The upward progress of humanity is foreign to their thoughts, and the grandest problems of human life and destiny that ever interested the mind of man are investigated not by the aid of the millions that ostentation wastes, but by the heroic labors of the impoverished scholar, thankless until his only reward can be but a monumental stone. How seldom do we hear from the pulpit so bright a remark as that of the Rev. S. R. Calthrop, "If the governments of the world would spend on scientific discovery a hundredth part of what they spend on killing men, or rather in making preparation for killing men and then not doing it, the secrets of the earth would be laid bare in a time inordinately short." But this very warlike ambition is a matter of CRIMINAL OSTENTATION, like that of the bullying pugilist, seeking the belt--the desperate determination to shine and boast as the master power in the field of war, which is to-day the insane ostentation fostered by the leading powers of Europe. Vanity, literally meaning emptiness, is the antithesis of wisdom, and military vanity is a half-way station on the road to insanity.
The profligacy of private ostentation extends in this country to public life, as was scandalously displayed in the twenty million State House job at Albany (which our arithmetic makes equivalent to twenty thousand lives) and renders all governmental affairs needlessly expensive[13] (except in that admirable republic Switzerland), nor is it arrested by the solemnity of death, for a prodigal funeral and a hundred thousand dollar tomb for an individual eminent only by wealth is but a fashionable matter of course to-day. Against this my moral sense revolts. Had I the wealth of Croesus, or the power of Napoleon, I could not consent to the evil record that my last act in life, in ordering a funeral and monument, was the effort to destroy as much as possible, and take from the resources of benevolence that which might gladden a thousand lives. To look back from the enlightened upper world upon such, a monument of base selfishness, would be the hell of conscience; but a simple rose or hawthorn over the couch of the abandoned form would harmonize well with the sentiments of heaven.
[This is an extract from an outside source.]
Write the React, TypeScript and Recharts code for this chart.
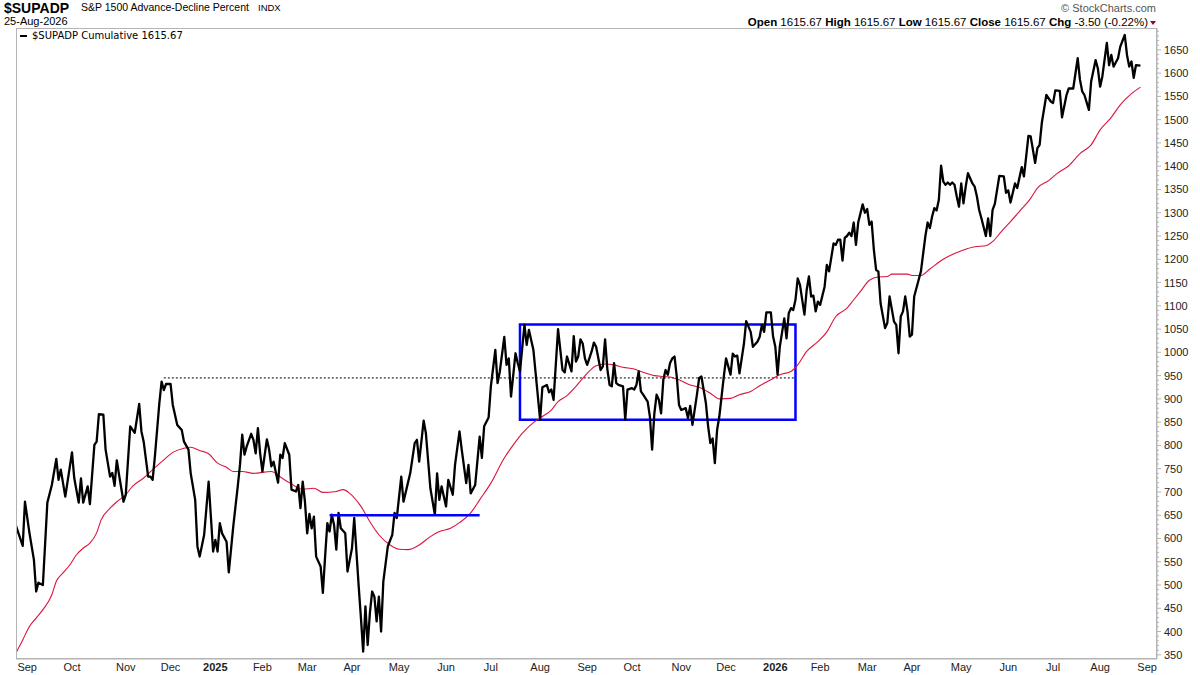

[13] The salary that was sufficient for the commanding dignity and ability of Washington is not sufficient for the third-rate politician who occupies the White House to-day. The numerous allowances which are added to his $50,000 salary raise it to $114,865. But why should he have any salary at all? Would any man require the bribe of salary to induce him to accept the Presidency? The honor of the office would be more than sufficient pay for the third-rate men that are accidentally chosen to a far higher rank than nature gave them. We have too many ideas and fashions inherited from old-world kingdoms, and the ridiculous rules and etiquette of precedence and punctilio are as carefully enforced in the court circle of Washington as in the old world which still rules our fashions. But far worse than they, we have the criminal ostentation of a funeral for a Congressman, costing from fifty to a hundred thousand dollars, which is simply an unconstitutional and shameful robbery of the people to imitate the style of royalty.